>> start DATASET EXCERPTS
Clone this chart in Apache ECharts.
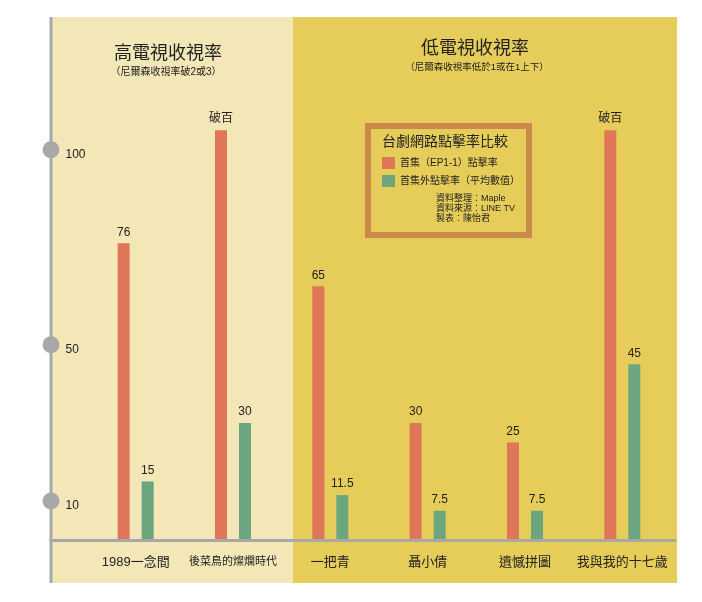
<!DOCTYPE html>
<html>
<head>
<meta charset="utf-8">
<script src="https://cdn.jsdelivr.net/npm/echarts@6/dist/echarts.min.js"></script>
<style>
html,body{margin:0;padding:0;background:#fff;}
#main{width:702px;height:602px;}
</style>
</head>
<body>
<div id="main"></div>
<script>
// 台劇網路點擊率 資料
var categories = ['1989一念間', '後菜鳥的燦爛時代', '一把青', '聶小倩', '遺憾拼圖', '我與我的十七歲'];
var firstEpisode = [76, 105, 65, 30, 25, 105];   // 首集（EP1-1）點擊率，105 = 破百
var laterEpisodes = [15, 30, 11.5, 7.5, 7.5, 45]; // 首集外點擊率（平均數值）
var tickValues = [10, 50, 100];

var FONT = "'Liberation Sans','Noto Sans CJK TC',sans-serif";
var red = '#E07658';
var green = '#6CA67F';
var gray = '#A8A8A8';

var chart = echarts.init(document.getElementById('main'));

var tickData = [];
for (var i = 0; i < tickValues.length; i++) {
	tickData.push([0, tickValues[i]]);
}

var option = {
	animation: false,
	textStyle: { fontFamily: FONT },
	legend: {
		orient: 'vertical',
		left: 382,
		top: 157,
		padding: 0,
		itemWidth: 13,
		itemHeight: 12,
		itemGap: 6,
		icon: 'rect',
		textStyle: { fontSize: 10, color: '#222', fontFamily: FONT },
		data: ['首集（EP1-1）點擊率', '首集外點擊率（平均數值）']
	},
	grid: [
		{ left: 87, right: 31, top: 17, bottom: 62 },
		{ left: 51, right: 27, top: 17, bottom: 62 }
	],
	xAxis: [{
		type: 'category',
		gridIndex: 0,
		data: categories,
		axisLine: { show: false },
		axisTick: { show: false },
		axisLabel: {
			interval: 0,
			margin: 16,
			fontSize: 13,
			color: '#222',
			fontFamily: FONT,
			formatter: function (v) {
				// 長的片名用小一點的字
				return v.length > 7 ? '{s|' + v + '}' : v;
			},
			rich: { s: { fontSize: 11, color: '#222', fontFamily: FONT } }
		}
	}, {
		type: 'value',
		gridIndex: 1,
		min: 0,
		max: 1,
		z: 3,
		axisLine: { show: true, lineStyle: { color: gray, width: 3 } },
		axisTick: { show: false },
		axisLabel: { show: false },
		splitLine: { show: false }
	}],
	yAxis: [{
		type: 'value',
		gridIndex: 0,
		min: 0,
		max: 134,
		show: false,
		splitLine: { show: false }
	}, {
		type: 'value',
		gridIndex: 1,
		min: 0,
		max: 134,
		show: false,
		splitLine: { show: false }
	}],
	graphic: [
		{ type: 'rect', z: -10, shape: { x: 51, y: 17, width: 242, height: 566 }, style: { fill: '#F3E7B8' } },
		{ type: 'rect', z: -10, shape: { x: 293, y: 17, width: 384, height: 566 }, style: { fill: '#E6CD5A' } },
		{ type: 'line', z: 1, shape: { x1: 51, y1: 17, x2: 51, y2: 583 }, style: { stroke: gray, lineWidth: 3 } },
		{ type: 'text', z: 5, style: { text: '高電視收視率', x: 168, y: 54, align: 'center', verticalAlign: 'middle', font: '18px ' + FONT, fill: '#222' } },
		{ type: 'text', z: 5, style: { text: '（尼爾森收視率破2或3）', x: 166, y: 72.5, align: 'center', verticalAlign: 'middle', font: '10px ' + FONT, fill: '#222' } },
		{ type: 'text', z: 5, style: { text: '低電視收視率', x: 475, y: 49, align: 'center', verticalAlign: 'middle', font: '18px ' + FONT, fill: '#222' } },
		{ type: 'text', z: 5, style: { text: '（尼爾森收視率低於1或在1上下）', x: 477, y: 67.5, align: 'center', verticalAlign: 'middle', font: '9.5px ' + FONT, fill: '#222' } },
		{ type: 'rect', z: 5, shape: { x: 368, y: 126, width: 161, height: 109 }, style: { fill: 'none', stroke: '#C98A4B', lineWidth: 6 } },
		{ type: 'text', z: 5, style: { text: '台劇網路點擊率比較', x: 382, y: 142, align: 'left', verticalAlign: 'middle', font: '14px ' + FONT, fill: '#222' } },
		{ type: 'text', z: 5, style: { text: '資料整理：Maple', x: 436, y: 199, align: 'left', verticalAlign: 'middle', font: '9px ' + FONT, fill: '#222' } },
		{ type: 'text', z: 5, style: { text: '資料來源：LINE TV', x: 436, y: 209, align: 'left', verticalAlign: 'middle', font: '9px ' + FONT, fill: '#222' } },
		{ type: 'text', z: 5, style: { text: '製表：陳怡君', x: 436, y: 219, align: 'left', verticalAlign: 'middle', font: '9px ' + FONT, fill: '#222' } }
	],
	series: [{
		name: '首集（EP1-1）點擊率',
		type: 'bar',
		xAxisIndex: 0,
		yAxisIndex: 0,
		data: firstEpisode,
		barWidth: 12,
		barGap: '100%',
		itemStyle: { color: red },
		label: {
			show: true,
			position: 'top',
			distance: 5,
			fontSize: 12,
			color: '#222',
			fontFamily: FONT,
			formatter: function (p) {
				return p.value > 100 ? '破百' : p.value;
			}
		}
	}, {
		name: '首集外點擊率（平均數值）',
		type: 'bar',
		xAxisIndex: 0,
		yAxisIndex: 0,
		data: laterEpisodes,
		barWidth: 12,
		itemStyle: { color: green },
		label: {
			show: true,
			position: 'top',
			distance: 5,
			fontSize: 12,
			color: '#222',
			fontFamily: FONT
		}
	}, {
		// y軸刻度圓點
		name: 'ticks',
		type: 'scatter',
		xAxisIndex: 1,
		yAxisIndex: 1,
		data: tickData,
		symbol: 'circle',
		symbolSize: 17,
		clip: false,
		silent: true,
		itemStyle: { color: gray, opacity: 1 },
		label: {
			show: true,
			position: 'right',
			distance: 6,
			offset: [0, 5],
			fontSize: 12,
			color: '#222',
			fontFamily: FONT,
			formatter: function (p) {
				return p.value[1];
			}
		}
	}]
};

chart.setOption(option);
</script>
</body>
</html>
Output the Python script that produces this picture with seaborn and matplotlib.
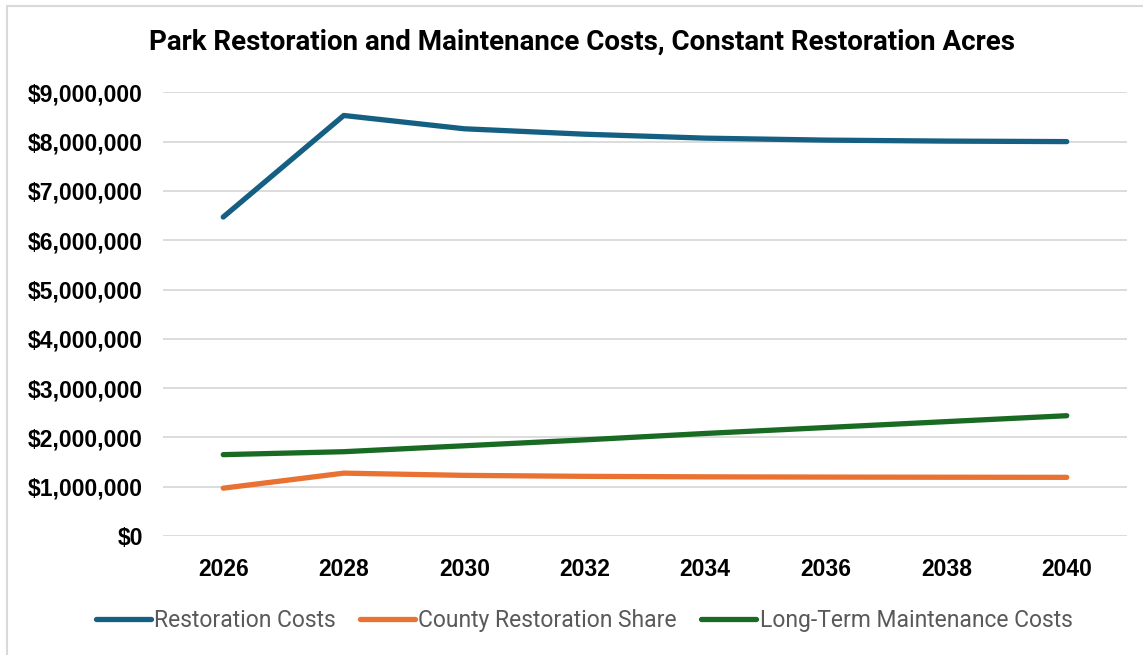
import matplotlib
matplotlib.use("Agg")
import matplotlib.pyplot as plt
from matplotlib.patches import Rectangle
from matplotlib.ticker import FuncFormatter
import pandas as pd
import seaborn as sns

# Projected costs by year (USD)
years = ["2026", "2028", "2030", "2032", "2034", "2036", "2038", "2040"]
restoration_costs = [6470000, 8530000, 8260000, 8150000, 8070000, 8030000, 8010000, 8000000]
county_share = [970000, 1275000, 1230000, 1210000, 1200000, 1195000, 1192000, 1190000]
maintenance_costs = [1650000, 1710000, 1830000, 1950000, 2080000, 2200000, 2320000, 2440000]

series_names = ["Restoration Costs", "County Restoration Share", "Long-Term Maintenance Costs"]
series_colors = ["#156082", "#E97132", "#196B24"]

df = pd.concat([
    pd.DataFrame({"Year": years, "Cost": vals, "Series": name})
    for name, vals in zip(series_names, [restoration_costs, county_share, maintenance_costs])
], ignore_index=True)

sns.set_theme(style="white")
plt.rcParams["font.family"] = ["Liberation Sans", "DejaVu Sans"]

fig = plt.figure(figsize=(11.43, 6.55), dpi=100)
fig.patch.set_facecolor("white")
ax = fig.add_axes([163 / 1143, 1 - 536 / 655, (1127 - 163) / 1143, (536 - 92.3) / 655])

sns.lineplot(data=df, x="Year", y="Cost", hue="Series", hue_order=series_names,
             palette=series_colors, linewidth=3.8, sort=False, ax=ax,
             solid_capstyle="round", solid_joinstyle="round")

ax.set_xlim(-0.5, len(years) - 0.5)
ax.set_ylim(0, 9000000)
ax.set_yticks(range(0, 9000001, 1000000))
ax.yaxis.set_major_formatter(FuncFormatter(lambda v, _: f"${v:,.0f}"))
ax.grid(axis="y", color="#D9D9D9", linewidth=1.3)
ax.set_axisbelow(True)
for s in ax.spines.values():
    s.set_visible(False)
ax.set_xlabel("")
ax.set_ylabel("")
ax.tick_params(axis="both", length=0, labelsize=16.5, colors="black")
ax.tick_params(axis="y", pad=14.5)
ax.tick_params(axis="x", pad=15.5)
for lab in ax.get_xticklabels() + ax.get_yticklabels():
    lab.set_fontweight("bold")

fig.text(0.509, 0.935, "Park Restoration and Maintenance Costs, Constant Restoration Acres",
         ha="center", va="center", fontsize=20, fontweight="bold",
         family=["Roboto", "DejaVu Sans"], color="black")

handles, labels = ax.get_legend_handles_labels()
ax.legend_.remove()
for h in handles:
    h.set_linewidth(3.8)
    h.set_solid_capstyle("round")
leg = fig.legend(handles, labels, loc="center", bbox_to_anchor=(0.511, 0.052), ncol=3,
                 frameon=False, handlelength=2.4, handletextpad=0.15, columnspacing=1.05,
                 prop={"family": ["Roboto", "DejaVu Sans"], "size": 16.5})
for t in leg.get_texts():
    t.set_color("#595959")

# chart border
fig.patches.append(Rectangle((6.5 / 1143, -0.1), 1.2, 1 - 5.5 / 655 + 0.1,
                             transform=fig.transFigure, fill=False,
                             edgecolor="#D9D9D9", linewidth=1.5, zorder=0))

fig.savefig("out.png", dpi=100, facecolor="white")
>> end DATASET EXCERPTS
(WHAT THE TASK REQUIRES): Return only the lines from the start of the data through the line that contains "var chart = echarts.init(document.getElementById('main'));", please, copying them exactly and omitting all pictures.

(FINISHED ANSWER):
Clone this chart in Apache ECharts.
<!DOCTYPE html>
<html>
<head>
<meta charset="utf-8">
<script src="https://cdn.jsdelivr.net/npm/echarts@6/dist/echarts.min.js"></script>
<style>
html,body{margin:0;padding:0;background:#fff;}
#main{width:702px;height:602px;}
</style>
</head>
<body>
<div id="main"></div>
<script>
// 台劇網路點擊率 資料
var categories = ['1989一念間', '後菜鳥的燦爛時代', '一把青', '聶小倩', '遺憾拼圖', '我與我的十七歲'];
var firstEpisode = [76, 105, 65, 30, 25, 105];   // 首集（EP1-1）點擊率，105 = 破百
var laterEpisodes = [15, 30, 11.5, 7.5, 7.5, 45]; // 首集外點擊率（平均數值）
var tickValues = [10, 50, 100];

var FONT = "'Liberation Sans','Noto Sans CJK TC',sans-serif";
var red = '#E07658';
var green = '#6CA67F';
var gray = '#A8A8A8';

var chart = echarts.init(document.getElementById('main'));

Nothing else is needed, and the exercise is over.